To me this means that sometimes life is sweet and sometimes it is sour. Erma Bombeck once wrote, "If life is like a bowl of cherries, then what am I doing in the pits?" I often feel that way.

*Flowery* Rhyme, Form & Flow - I like the rhyme scheme and the pattern that you have set forth. For me, there were a couple of issues with flow. After reading a few of your poems, I started to wonder if it maybe the odd syllables counts in your lines with the 7/6/7/6 in your stanza's were to blame for this. For example:

"That after the plane took off,
It exploded midair.
Killing all the passengers.
I had an escape rare."


The second line would read better, "it exploded in midair."
The fourth line here is quite awkward to read. I'm not sure of the exact way to fix it, though.

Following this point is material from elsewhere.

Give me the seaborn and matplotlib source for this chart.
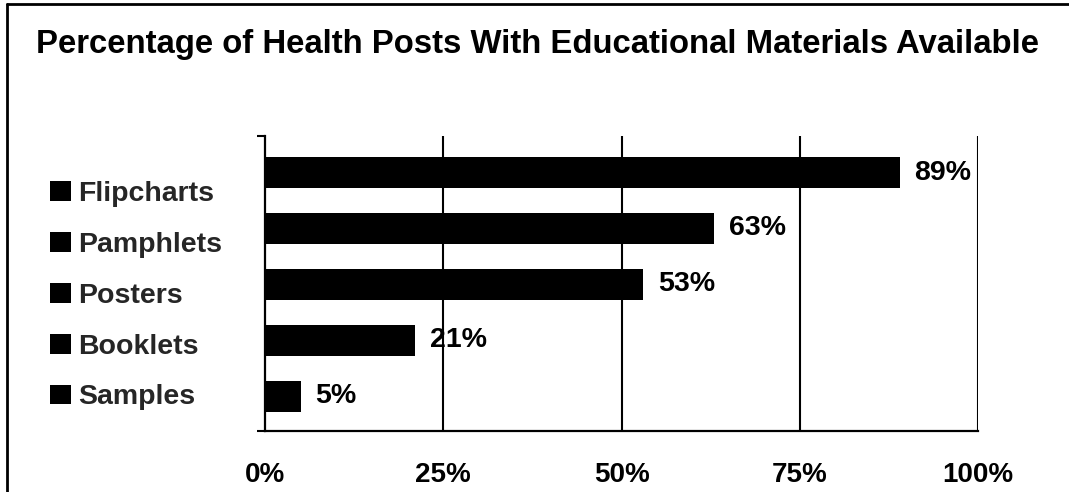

*Flowerb* Grammar/Punctuation - As far as I could see, the punctuation was fine. The one suggestion that I havge here is not to capitalize words just because they are at the beginning of a new line. It helps the reader when we follow these simple things. I know it goes against the norm, but it is more and more expected to follow regular grammar rules rather than old poetry rules.

My favorite lines in the poem were:

"On some days we get dollars,
On others, only dimes."


Keep writing! I will be excited to review other pieces of poetry in the future as I feel I would like to enter your contest.